On va avoir un représentant ? On va fusionner le poste de commissaire aux Affaires extérieures et le représentant de la politique étrangère commune ? On va avoir un poste un peu prestigieux donné à une personnalité ? C'est un peu ce que l'on dit pour le moment mais quelle va être la répartition des pouvoirs? Que propose la France ? Est-ce que la Commission européenne ne va pas être affaiblie ? Est-ce qu'en fait la France ne propose pas cet affaiblissement d'une certaine façon ?
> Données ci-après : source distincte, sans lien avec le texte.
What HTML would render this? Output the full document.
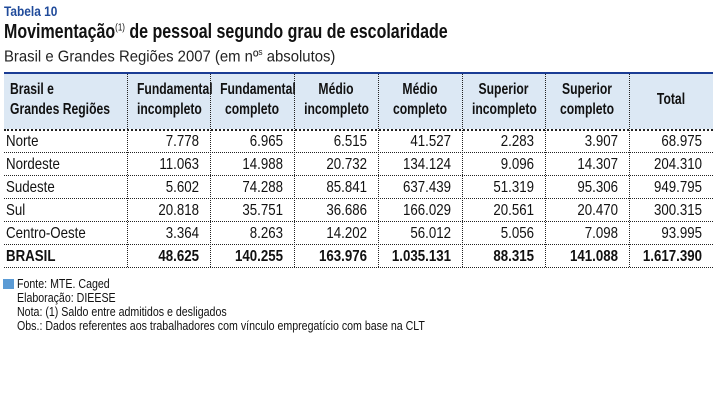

- "Je voudrais dire deux choses. D'abord, la France est en propositions, elle est en proposition publiques puisque nous avons déjà versé des contributions en liaison, d'ailleurs, avec nos amis allemands. Elle est aussi en propositions vis-à-vis de ses partenaires puisque nous envisageons de déposer des contributions communes, par exemple, avec l'Allemagne mais aussi avec d'autres pays. Les propositions que nous avons faites expressément sont des propositions de simplification. Il faut que le Conseil européen des chefs d'Etat et de gouvernement, qui disent leurs mots de plus en plus sur la scène internationale - parlons du Proche-Orient, par exemple - aient une représentation stable avec un ministre des Affaires étrangères qui puisse exprimer la voix commune de l'Europe. Je dois dire que cette proposition a eu un certain succès puisque J. Straw, le ministre des Affaires étrangères britannique, s'y est rallié dans un récent article, ainsi que le Chancelier Schröder. Maintenant, on avance sur l'architecture institutionnelle : comment les instances politiques de l'Europe, la Commission, le Parlement européen, le Conseil européen vont se répartir les pouvoirs. Nous sommes pour une Commission forte. J'ai travaillé, pour ma part, pendant plus de dix ans auprès de la Commission et chacun sait - et j'en suis persuadée - que sans la Commission, il n'y aurait pas d'Europe."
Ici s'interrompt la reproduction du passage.